If there is no next recorded request, then the viewing time of that instance of that page is not included in reports.
- Session Duration / Visit Duration - Average amount of time that visitors spend on the site each time they visit. This metric can be complicated by the fact that analytics programs can not measure the length of the final page view.
- Average Page View Duration - Average amount of time that visitors spend on an average page of the site.
- Active Time / Engagement Time - Average amount of time that visitors spend actually interacting with content on a web page, based on mouse moves, clicks, hovers and scrolls. Unlike Session Duration and Page View Duration / Time on Page, this metric can accurately measure the length of engagement in the final page view, but it is not available in many analytics tools or data collection methods.
- Average Page Depth / Page Views per Average Session - Page Depth is the approximate "size" of an average visit, calculated by dividing total number of page views by total number of visits.
- Frequency / Session per Unique - Frequency measures how often visitors come to a website in a given time period. It is calculated by dividing the total number of sessions (or visits) by the total number of unique visitors during a specified time period, such as a month or year. Sometimes it is used interchangeable with the term "loyalty."
- Click path - the chronological sequence of page views within a visit or session.
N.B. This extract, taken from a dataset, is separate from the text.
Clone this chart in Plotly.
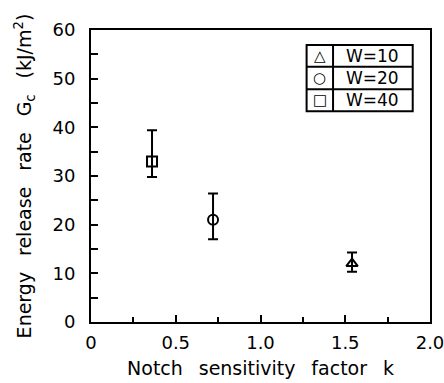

- Click - "refers to a single instance of a user following a hyperlink from one page in a site to another".
- Site Overlay is a report technique in which statistics (clicks) or hot spots are superimposed, by physical location, on a visual snapshot of the web page.
Problems with cookies
Secure analytics (metering) methods
All the methods described above (and some other methods not mentioned here, like sampling) have the central problem of being vulnerable to manipulation (both inflation and deflation). This means these methods are imprecise and insecure (in any reasonable model of security). This issue has been addressed in a number of papers but to-date the solutions suggested in these papers remain theoretic, possibly due to lack of interest from the engineering community, or because of financial gain the current situation provides to the owners of big websites. For more details, consult the aforementioned papers.